El precio de la objetividad

En contraste con las democracias de mayor tradición, donde los principios que rigen el sistema gozan de una condición extremadamente estable, la joven democracia española ha destacado siempre por la naturaleza interpretable de sus postulados fundamentales. Ni siquiera hace falta un episodio traumático para el cambio de paradigma de los valores, basta con que varíen las modas. Así, en relación a la separación de poderes, durante mucho tiempo se proclamó ufanamente que Montesquieau había muerto.

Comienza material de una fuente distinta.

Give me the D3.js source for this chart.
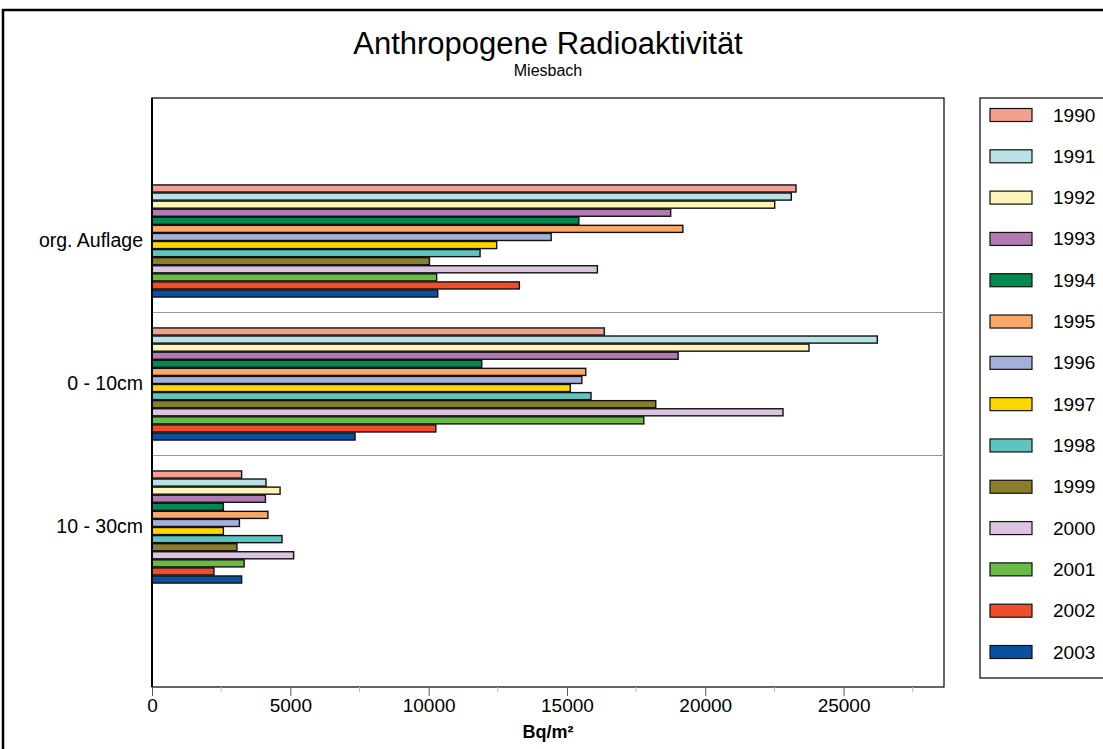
<!DOCTYPE html>
<html>
<head>
<meta charset="utf-8">
<script src="https://cdn.jsdelivr.net/npm/d3@7"></script>
<style>
body { margin: 0; background: #fff; }
text { font-family: "Liberation Sans", Arial, sans-serif; }
</style>
</head>
<body>
<div id="chart"></div>
<script>
var categories = ["org. Auflage", "0 - 10cm", "10 - 30cm"];
var years = ["1990","1991","1992","1993","1994","1995","1996","1997","1998","1999","2000","2001","2002","2003"];
var colors = ["#F4A08E","#B8E2E6","#FFF4B8","#B07AB2","#008A50","#F9A86A","#A4B0DA","#FFD700","#5EC4C0","#8A7E2A","#DCC4E0","#6ABB45","#F04E2A","#0A50A0"];
var orgAuflage = [23280, 23110, 22510, 18750, 15430, 19190, 14430, 12460, 11860, 10030, 16100, 10290, 13280, 10330];
var cm0_10 = [16350, 26220, 23750, 19020, 11920, 15680, 15540, 15120, 15870, 18210, 22810, 17780, 10260, 7340];
var cm10_30 = [3240, 4120, 4630, 4100, 2580, 4190, 3160, 2580, 4700, 3070, 5120, 3330, 2240, 3240];
var xTicks = [0, 5000, 10000, 15000, 20000, 25000];
var xMax = 28630;

var values = [orgAuflage, cm0_10, cm10_30];
var data = [];
categories.forEach(function (c, i) {
	years.forEach(function (y, j) {
		data.push({cat: c, year: y, value: values[i][j], color: colors[j]});
	});
});

var W = 1103, H = 749;
var plot = {left: 152, top: 98, right: 944, bottom: 687};

var svg = d3.select("#chart")
.append("svg")
.attr("width", W)
.attr("height", H);

// outer frame
svg.append("rect")
.attr("x", 3).attr("y", 10)
.attr("width", W + 10).attr("height", H + 10)
.attr("fill", "none")
.attr("stroke", "#000")
.attr("stroke-width", 2.5);

svg.append("text")
.attr("x", 548).attr("y", 54)
.attr("text-anchor", "middle")
.style("font-size", "31px")
.text("Anthropogene Radioaktivität");

svg.append("text")
.attr("x", 548).attr("y", 76)
.attr("text-anchor", "middle")
.style("font-size", "16px")
.text("Miesbach");

var xScale = d3.scaleLinear()
.domain([0, xMax])
.range([plot.left, plot.right]);

var yScale = d3.scaleBand()
.domain(categories)
.range([169.5, 598.5]);

var inner = d3.scaleBand()
.domain(years)
.range([0, yScale.bandwidth()])
.paddingOuter(1.85)
.paddingInner(0);

// plot frame
svg.append("rect")
.attr("x", plot.left).attr("y", plot.top)
.attr("width", plot.right - plot.left).attr("height", plot.bottom - plot.top)
.attr("fill", "none")
.attr("stroke", "#000")
.attr("stroke-width", 1.2);

// category separators
svg.append("g")
.selectAll("line")
.data(categories.slice(1))
.enter()
.append("line")
.attr("x1", plot.left).attr("x2", plot.right)
.attr("y1", function (d) { return yScale(d); })
.attr("y2", function (d) { return yScale(d); })
.attr("stroke", "#999")
.attr("stroke-width", 1);

// bars
svg.append("g")
.selectAll("rect")
.data(data)
.enter()
.append("rect")
.attr("x", xScale(0))
.attr("y", function (d) { return yScale(d.cat) + inner(d.year) + 0.5; })
.attr("width", function (d) { return xScale(d.value) - xScale(0); })
.attr("height", inner.bandwidth() - 1)
.attr("fill", function (d) { return d.color; })
.attr("stroke", "#111")
.attr("stroke-width", 1.4);

// left axis line
svg.append("line")
.attr("x1", plot.left).attr("x2", plot.left)
.attr("y1", plot.top).attr("y2", plot.bottom)
.attr("stroke", "#000").attr("stroke-width", 2);

// category labels
svg.append("g")
.selectAll("text")
.data(categories)
.enter()
.append("text")
.attr("x", 143)
.attr("y", function (d) { return yScale(d) + yScale.bandwidth() / 2 + 6; })
.attr("text-anchor", "end")
.style("font-size", "19.5px")
.text(function (d) { return d; });

// x axis
var xAxis = svg.append("g")
.attr("transform", "translate(0," + plot.bottom + ")")
.call(d3.axisBottom(xScale).tickValues(xTicks).tickSize(9).tickPadding(3).tickFormat(d3.format("d")));
xAxis.select(".domain").remove();
xAxis.selectAll("line").attr("stroke", "#555");
xAxis.selectAll("text").style("font-size", "19px").attr("fill", "#000")
.style("font-family", "Liberation Sans, Arial, sans-serif");

svg.append("g")
.selectAll("line")
.data(d3.range(2500, xMax, 5000))
.enter()
.append("line")
.attr("x1", function (d) { return xScale(d); })
.attr("x2", function (d) { return xScale(d); })
.attr("y1", plot.bottom).attr("y2", plot.bottom + 5)
.attr("stroke", "#bbb");

svg.append("text")
.attr("x", 548).attr("y", 738)
.attr("text-anchor", "middle")
.style("font-size", "18px")
.style("font-weight", "bold")
.text("Bq/m²");

// legend
svg.append("rect")
.attr("x", 980).attr("y", 98)
.attr("width", 140).attr("height", 580)
.attr("fill", "none")
.attr("stroke", "#000")
.attr("stroke-width", 1.2);

var legendY = d3.scalePoint()
.domain(years)
.range([115, 652]);

var leg = svg.append("g")
.selectAll("g")
.data(years)
.enter()
.append("g")
.attr("transform", function (d) { return "translate(990," + legendY(d) + ")"; });

leg.append("rect")
.attr("x", 0).attr("y", -6.5)
.attr("width", 42).attr("height", 13)
.attr("fill", function (d, i) { return colors[i]; })
.attr("stroke", "#111")
.attr("stroke-width", 1.2);

leg.append("text")
.attr("x", 63).attr("y", 6.5)
.style("font-size", "19px")
.text(function (d) { return d; });
</script>
</body>
</html>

Con el paso de los años, quién sabe si por el espectáculo de la corrupción o por el éxito de las series americanas de abogados, fue calando en el sentido común de la mayoría la importancia de la independencia del poder judicial respecto del político. Y el unánime grito de “¡Regeneración, regeneración!” (no exento de cierta dosis de impostura, pero así funciona la comedia) se hizo verbo en los programas electorales de cualquier partido que quisiera reconocerse como decente.

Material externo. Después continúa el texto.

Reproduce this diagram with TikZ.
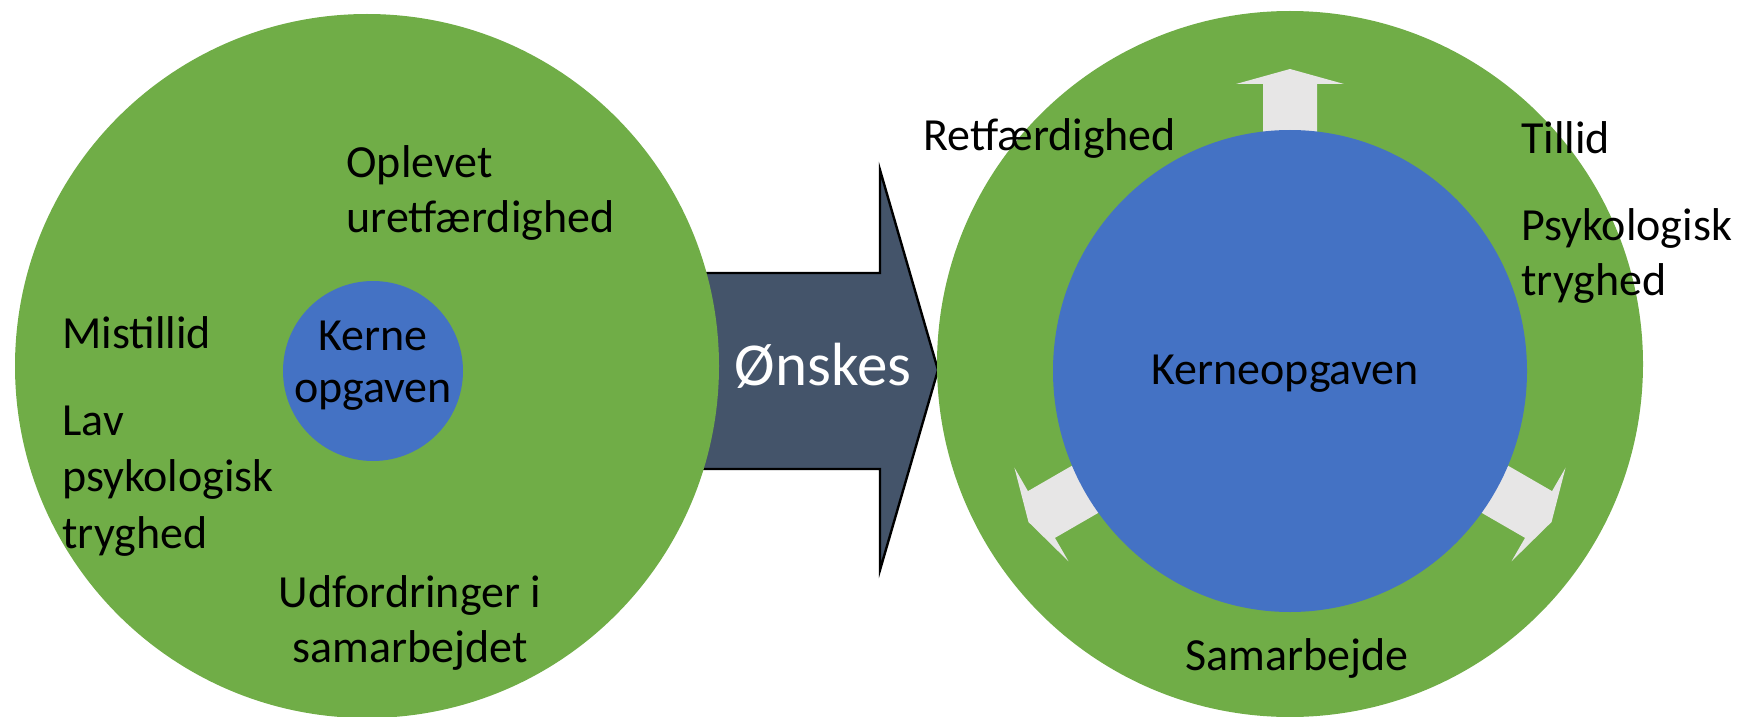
\documentclass[tikz,border=0pt]{standalone}
\usepackage{fontspec}
\setmainfont{Carlito}
\definecolor{ringgreen}{HTML}{70AD47}
\definecolor{coreblue}{HTML}{4472C4}
\definecolor{slate}{HTML}{44546A}
\definecolor{pale}{HTML}{E7E6E6}
% small outward arrow sitting on the core circle: #1 centre, #2 direction
\newcommand{\ringarrow}[2]{%
  \begin{scope}[shift={(#1)}, rotate=#2]
    \fill[pale] (236,-27) -- (287,-27) -- (287,-54) -- (302,0)
      -- (287,54) -- (287,27) -- (236,27) -- cycle;
  \end{scope}}
\begin{document}
\begin{tikzpicture}[x=0.5pt, y=0.5pt,
  % multi-line labels are placed by the baseline of their last line
  lbl/.style={inner sep=0, font=\fontsize{23}{27.5}\selectfont, align=left, anchor=base west},
  clbl/.style={lbl, align=center, anchor=base},
  ring/.style={fill=ringgreen},
  core/.style={fill=coreblue}]
\useasboundingbox (0,0) rectangle (1746,-717);

% big transition arrow
\draw[fill=slate, line width=1.2pt, line join=miter]
  (690,-273) -- (880,-273) -- (880,-170) -- (938,-370)
  -- (880,-570) -- (880,-469) -- (690,-469) -- cycle;

% left: current state
\coordinate (lc) at (367,-366);
\fill[ring] (lc) circle [radius=176pt];
\fill[core] (373,-371) circle [radius=45pt];

% right: desired state
\coordinate (rc) at (1290,-364);
\coordinate (kc) at (1290,-371);
\fill[ring] (rc) circle [radius=176.5pt];
\ringarrow{kc}{90}
\ringarrow{kc}{-30}
\ringarrow{kc}{210}
\fill[core] (kc) ellipse [x radius=118.5pt, y radius=120.5pt];

% texts
\node[clbl, font=\fontsize{30.5}{36}\selectfont, text=white] (wish) at (823,-385) {Ønskes};

\node[clbl, font=\fontsize{23}{26}\selectfont] (kl) at (373,-402) {Kerne\\opgaven};
\node[lbl] (oplev) at (346,-232) {Oplevet\\uretfærdighed};
\node[lbl] (mist) at (62,-348) {Mistillid};
\node[lbl, font=\fontsize{23}{28.2}\selectfont] (lav) at (62,-548) {Lav\\psykologisk\\tryghed};
\node[clbl] (udf) at (410,-662) {Udfordringer i\\samarbejdet};

\node[clbl] (kr) at (1285,-384) {Kerneopgaven};
\node[lbl] (ret) at (923,-150) {Retfærdighed};
\node[lbl] (till) at (1521,-154) {Tillid};
\node[lbl] (psyk) at (1521,-295) {Psykologisk\\tryghed};
\node[clbl] (sam) at (1297,-670) {Samarbejde};
\end{tikzpicture}
\end{document}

Bien está. Sin embargo, cualquier persona lúcida debería observar con un punto de escepticismo tales proclamas optimistas. Es posible que determinadas modificaciones legislativas incentiven la objetividad de los jueces, por mor de su independencia. Pero no habría que desdeñar el peso de la inercia cultural contra el que debería luchar este benéfico voluntarismo. En España, no sólo en el estamento judicial, la objetividad carece de prestigio, por más que lo nieguen algunas bocas pequeñas. Ni políticos, ni historiadores, ni letrados, ni periodistas, ni por supuesto opinadores, asumen las consecuencias de una actitud ecuánime respecto a la realidad, es decir, aquella que pretende analizar los hechos al margen de cualquier convicción personal. “La objetividad no existe” es el posmoderno comodín del público, y sirve de refugio a bribones interesados, sectarios y perezosos. Contra esta actitud vital habrían de chocar las reformas, viendo reducida su efectividad.

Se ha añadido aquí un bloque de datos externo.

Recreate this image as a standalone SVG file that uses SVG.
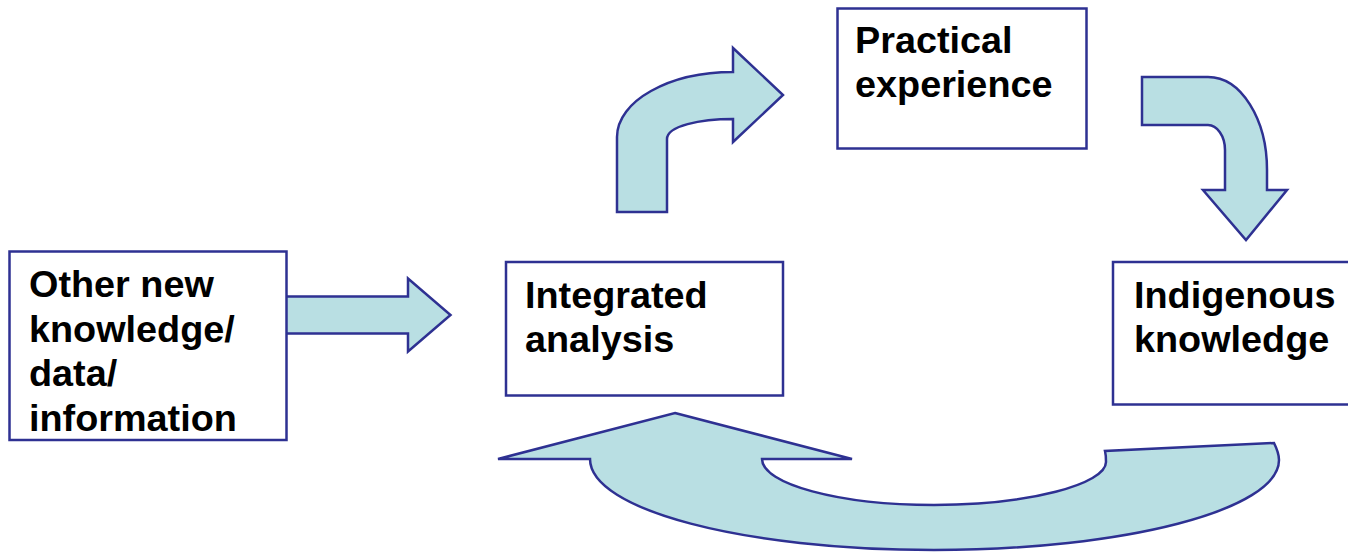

En realidad, es comprensible. La objetividad supone, ante todo, dificultad. Por el desafío intelectual que supone su estímulo del análisis crítico, por supuesto. Pero también por las implicaciones. En múltiples ocasiones, una actitud imparcial conlleva diferir de los criterios de la mayoría. Y hay que atreverse. La politización de la justicia no es más que una forma algo elaborada de sucumbir a la cálida protección del grupo. Naturalmente, para no contrariar las decisiones colectivas, se necesita mimetizarse y muchas veces renunciar a las propias. Cuando la supervivencia económica depende de esto, la solución al dilema suele resultar sencilla. Y aún existe otra razón, de carácter más psicológico. La objetividad significa cuestionamiento continuo, ausencia de autocomplacencia, y, en última instancia, soledad. Exigua recompensa personal, que pocos alicientes puede ofrecer, más allá de los eslóganes en boga. Al fin y al cabo, la influencia de las modas es enorme, pero siempre culmina con tributos al gregarismo.